Erfolgreich in Skandinavien - schön und gut. Doch auch ein Außenstehender kann sich ausrechnen, dass dies nur die halbe Miete ist: Die Märkte im Norden Europas sind einfach zu klein für eine Popband. Die eigentliche Musik spielt in Mitteleuropa und in den USA. Darüber waren sich auch Ace of Base schon immer im klaren. Mit aller Gewalt übers Knie brechen wollte den internationalen Durchbruch trotzdem niemand. Eine behutsame Eroberung der verschiedenen Hitparaden erschien allen Beteiligten die bessere Lösung. Und diese Rechnung sollte aufgehen. Heute gesteht Jonas Berggren: "Gott sei Dank hat sich das alles Schritt für Schritt entwickelt. Unser Erfolgerreichte ein Land nach dem anderen, so dass wir das alles nach und nach in Angriff nehmen konnten. Auf der einen Seite hat es so zwar länger gedauert, bis wir international erfolgreich waren, aber andererseits konnten wir dadurch zuerst in kleineren Ländern wie Dänemark und Norwegen lernen, wie man mit der Presse umgeht, vor der Kamera steht und so weiter. Wir konnten unsere Fehler dort machen."

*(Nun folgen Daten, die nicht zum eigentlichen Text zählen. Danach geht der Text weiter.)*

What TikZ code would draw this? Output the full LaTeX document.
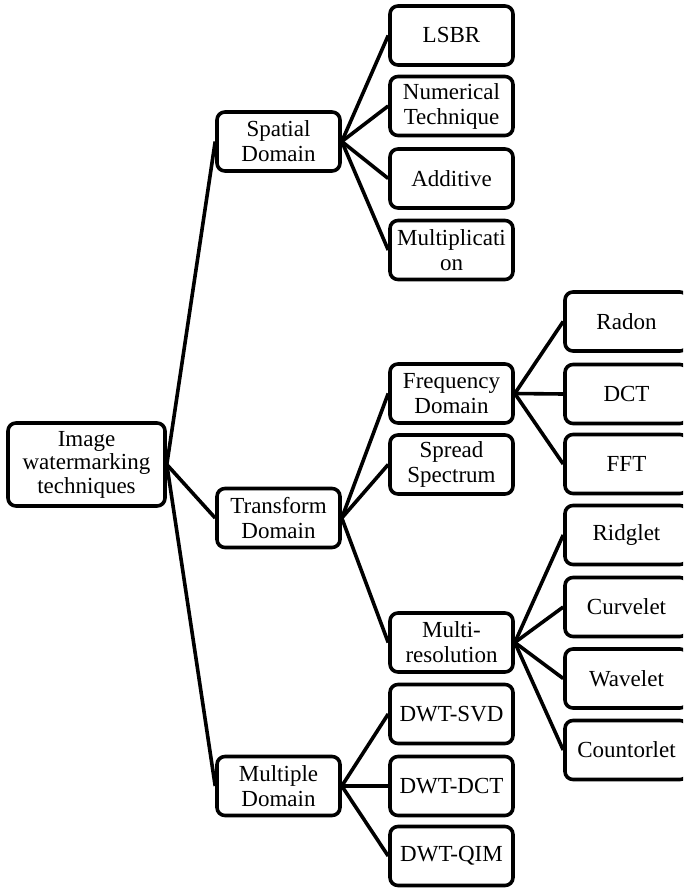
\documentclass[tikz,border=0pt]{standalone}
\usepackage{fontspec}
\setmainfont{Liberation Serif}
\begin{document}
\begin{tikzpicture}[x=1pt,y=-1pt,
  box/.style={draw=black, line width=3.6pt, rounded corners=8pt, fill=white,
    minimum width=123pt, minimum height=59pt, inner sep=0pt, align=center,
    font=\fontsize{23}{25}\selectfont},
  rootbox/.style={box, minimum width=157pt, minimum height=83pt,
    font=\fontsize{23}{23.5}\selectfont},
  link/.style={draw=black, line width=3.6pt}]
\useasboundingbox (0,0) rectangle (683,890);
\clip (0,0) rectangle (683,890);
% root
\node[rootbox] (root) at (86.5,464.5) {Image\\watermarking\\techniques};
% level 1
\node[box] (spa) at (278.5,141.5) {Spatial\\Domain};
\node[box] (tra) at (278.5,518) {Transform\\Domain};
\node[box] (mul) at (278.5,786) {Multiple\\Domain};
% level 2
\node[box] (lsbr) at (451.5,35.5) {LSBR};
\node[box] (num) at (451.5,106) {Numerical\\Technique};
\node[box] (add) at (451.5,178.5) {Additive};
\node[box] (mpl) at (451.5,250) {Multiplicati\\on};
\node[box] (fre) at (451.5,393.5) {Frequency\\Domain};
\node[box] (spr) at (451.5,464.5) {Spread\\Spectrum};
\node[box] (mres) at (451.5,642.5) {Multi-\\resolution};
\node[box] (svd) at (451.5,714) {DWT-SVD};
\node[box] (dd) at (451.5,786) {DWT-DCT};
\node[box] (qim) at (451.5,856) {DWT-QIM};
% level 3
\node[box] (rad) at (626.5,321.5) {Radon};
\node[box] (dct) at (626.5,394) {DCT};
\node[box] (fft) at (626.5,464) {FFT};
\node[box] (rid) at (626.5,535) {Ridglet};
\node[box] (cur) at (626.5,607) {Curvelet};
\node[box] (wav) at (626.5,678.5) {Wavelet};
\node[box] (cou) at (626.5,750) {Countorlet};
% connectors
\foreach \a/\b in {root/spa,root/tra,root/mul,
  spa/lsbr,spa/num,spa/add,spa/mpl,
  tra/fre,tra/spr,tra/mres,
  fre/rad,fre/dct,fre/fft,
  mres/rid,mres/cur,mres/wav,mres/cou,
  mul/svd,mul/dd,mul/qim}
  \draw[link] (\a.east) -- (\b.west);
\end{tikzpicture}
\end{document}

Die haben sich allerdings in Grenzen gehalten, wenn man einmal davon absieht, dass Ulf Ekberg im Frühjahr 1993 in den heimischen Medien brutal mit seiner Vergangenheit konfrontiert wurde. Denn anders als die christlich wohlerzogenen Berggrens war der heute so ruhige und zurückhaltende Ulf in seinen jungen Jahren recht flippig. Bereits im Alter von 13 Jahren wusste er nur zu genau, wie Alkohol wirkt. Auch mit Marihuana und Hasch machte er Bekanntschaft. Was folgte, war die übliche "Karriere" der Straße: Raubüberfälle, Diebstähle und Pöbeleien gehörten zum täglichen Leben des jungen Ulf. zu allem Übel schloss er sich als 16jähriger auch noch einer Skinheadgruppe an, die neonazistisch angehaucht war. In den folgenden Jahren beteiligte sich Ulf Ekberg aktiv an rechtsextremen Aktionen, er grölte fremdenfeindliche Hetzparolen und verteilte rassistische Flugblätter. Er war also auf dem besten Weg dazu, völlig auf die schiefe Bahn zu geraten. Mit 18 Jahren hatte er schon zehnmal vor Gericht gestanden und war fünfmal zu Geldstrafen verurteilt worden, unter anderem wegen unerlaubten Waffenbesitzes.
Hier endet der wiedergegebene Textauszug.